* START AVAILABLE DATA *
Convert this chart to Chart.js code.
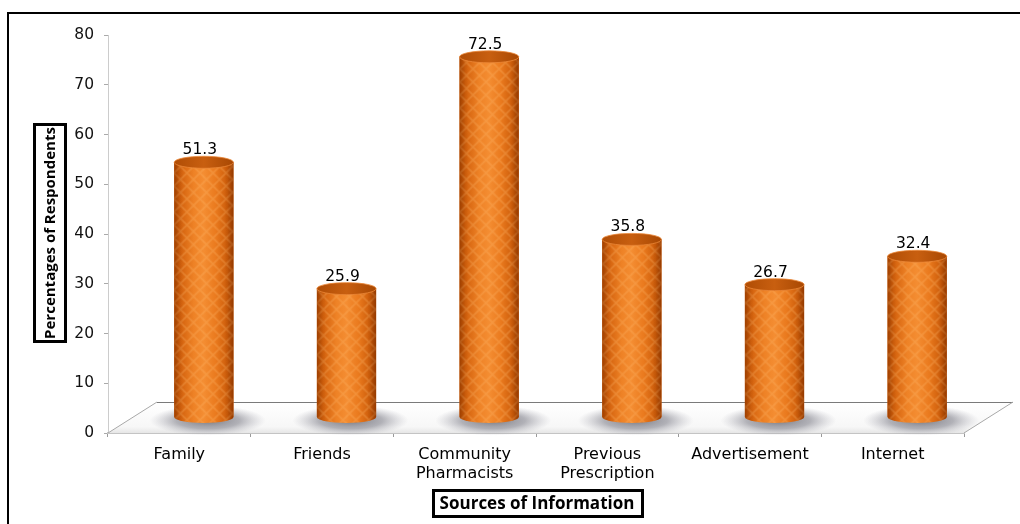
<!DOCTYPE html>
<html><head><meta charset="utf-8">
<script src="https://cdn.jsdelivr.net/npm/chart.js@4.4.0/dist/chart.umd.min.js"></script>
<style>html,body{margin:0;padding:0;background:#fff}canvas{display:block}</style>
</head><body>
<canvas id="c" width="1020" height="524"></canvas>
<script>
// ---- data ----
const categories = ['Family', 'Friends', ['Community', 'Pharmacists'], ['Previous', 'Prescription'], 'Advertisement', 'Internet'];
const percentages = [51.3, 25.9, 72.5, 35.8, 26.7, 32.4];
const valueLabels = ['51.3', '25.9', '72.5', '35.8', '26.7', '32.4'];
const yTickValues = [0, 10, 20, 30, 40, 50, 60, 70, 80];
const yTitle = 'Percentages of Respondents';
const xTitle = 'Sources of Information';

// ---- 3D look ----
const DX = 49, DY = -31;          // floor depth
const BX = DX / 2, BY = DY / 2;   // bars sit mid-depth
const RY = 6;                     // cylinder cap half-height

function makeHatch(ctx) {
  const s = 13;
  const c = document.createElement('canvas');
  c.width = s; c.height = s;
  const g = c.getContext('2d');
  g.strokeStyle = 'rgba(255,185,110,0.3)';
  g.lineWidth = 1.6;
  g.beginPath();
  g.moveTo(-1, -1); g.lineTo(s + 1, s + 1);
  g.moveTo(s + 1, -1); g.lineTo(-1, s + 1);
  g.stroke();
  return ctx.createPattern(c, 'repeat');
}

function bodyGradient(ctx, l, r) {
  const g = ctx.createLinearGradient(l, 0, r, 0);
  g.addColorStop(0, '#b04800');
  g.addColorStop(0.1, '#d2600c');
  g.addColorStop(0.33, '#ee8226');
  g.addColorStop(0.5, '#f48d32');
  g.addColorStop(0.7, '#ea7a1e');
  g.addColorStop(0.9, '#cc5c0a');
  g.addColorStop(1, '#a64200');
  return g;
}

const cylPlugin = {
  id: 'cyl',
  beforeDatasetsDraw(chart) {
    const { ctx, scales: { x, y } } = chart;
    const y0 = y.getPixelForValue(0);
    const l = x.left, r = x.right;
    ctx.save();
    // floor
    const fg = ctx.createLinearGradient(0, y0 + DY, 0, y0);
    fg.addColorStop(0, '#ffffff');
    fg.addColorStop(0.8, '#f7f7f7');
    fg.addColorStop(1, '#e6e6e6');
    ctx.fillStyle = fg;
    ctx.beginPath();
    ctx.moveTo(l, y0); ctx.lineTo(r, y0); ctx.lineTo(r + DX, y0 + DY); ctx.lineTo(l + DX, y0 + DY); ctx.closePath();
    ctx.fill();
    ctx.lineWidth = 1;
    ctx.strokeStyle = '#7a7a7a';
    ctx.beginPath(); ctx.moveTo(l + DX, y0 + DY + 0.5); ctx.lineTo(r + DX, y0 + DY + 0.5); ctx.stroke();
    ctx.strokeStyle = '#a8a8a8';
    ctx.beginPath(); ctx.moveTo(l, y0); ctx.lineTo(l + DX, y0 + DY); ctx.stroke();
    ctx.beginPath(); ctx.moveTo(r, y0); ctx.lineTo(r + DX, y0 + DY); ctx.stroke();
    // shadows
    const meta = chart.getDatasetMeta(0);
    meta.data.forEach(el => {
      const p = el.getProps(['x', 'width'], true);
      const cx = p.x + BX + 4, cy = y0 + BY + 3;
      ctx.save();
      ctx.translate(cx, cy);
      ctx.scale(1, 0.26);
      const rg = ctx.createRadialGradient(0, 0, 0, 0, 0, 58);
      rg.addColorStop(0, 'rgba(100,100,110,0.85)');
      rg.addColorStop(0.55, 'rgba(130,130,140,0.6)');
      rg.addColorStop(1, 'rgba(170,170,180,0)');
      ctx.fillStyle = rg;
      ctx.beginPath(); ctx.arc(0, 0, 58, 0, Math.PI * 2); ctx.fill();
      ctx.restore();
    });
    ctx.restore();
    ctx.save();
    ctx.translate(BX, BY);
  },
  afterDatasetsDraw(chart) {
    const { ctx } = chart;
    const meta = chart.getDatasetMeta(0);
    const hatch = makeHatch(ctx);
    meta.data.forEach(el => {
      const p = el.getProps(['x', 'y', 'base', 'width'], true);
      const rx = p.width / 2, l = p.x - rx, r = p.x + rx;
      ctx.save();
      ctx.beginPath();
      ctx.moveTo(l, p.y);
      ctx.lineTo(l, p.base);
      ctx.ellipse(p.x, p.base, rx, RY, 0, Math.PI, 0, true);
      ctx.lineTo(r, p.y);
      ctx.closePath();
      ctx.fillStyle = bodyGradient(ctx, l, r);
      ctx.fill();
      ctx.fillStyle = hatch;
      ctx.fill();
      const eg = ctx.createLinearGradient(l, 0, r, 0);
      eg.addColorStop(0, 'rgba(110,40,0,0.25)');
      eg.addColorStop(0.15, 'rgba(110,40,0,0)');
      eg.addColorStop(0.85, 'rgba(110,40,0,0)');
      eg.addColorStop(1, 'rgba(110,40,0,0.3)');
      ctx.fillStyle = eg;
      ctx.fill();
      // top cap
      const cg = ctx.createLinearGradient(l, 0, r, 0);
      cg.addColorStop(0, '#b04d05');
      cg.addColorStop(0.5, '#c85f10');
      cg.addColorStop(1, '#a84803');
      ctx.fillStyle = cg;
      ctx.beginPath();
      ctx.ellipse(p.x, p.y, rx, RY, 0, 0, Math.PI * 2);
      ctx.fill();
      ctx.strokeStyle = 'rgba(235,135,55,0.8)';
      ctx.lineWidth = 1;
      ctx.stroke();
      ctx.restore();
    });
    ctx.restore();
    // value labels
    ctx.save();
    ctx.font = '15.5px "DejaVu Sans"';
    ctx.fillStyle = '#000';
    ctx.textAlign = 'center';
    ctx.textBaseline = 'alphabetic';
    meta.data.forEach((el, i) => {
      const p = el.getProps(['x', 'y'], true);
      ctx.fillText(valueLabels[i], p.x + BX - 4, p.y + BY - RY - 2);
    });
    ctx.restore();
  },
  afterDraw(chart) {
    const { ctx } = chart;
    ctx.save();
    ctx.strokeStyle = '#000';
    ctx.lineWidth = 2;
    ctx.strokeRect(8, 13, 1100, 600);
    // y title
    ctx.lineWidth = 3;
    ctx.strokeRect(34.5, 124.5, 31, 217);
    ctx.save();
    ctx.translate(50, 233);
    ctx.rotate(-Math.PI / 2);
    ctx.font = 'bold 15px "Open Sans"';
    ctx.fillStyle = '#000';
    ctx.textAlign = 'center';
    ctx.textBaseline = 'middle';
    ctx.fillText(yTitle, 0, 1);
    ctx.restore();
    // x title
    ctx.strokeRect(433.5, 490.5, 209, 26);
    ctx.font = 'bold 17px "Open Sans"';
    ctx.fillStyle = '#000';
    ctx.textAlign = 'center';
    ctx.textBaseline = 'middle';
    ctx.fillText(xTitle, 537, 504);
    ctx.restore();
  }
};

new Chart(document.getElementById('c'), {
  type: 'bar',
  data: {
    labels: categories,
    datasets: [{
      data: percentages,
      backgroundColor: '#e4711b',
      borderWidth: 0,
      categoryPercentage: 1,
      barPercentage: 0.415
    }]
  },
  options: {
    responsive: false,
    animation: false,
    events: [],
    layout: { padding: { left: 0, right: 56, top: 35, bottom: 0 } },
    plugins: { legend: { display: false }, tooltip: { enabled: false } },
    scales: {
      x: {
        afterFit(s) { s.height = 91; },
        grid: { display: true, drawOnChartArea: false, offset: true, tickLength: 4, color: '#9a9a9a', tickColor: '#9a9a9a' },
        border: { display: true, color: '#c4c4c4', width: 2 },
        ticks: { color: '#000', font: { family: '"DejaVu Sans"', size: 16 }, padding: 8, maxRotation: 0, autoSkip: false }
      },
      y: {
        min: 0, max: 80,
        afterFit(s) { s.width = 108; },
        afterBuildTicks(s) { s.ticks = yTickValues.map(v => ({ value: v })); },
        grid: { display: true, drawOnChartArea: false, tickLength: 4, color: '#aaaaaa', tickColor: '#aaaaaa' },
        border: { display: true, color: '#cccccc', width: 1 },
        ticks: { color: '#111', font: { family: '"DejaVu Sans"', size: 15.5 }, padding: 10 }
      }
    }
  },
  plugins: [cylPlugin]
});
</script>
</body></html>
* END AVAILABLE DATA *
| WHAT IS BEING ASKED |
Reproduce only the lines from the beginning of the data through the line that contains "const RY = 6;", both included, and please drop the pictures.

| FINAL RESULT |
Convert this chart to Chart.js code.
<!DOCTYPE html>
<html><head><meta charset="utf-8">
<script src="https://cdn.jsdelivr.net/npm/chart.js@4.4.0/dist/chart.umd.min.js"></script>
<style>html,body{margin:0;padding:0;background:#fff}canvas{display:block}</style>
</head><body>
<canvas id="c" width="1020" height="524"></canvas>
<script>
// ---- data ----
const categories = ['Family', 'Friends', ['Community', 'Pharmacists'], ['Previous', 'Prescription'], 'Advertisement', 'Internet'];
const percentages = [51.3, 25.9, 72.5, 35.8, 26.7, 32.4];
const valueLabels = ['51.3', '25.9', '72.5', '35.8', '26.7', '32.4'];
const yTickValues = [0, 10, 20, 30, 40, 50, 60, 70, 80];
const yTitle = 'Percentages of Respondents';
const xTitle = 'Sources of Information';

// ---- 3D look ----
const DX = 49, DY = -31;          // floor depth
const BX = DX / 2, BY = DY / 2;   // bars sit mid-depth
const RY = 6;                     // cylinder cap half-height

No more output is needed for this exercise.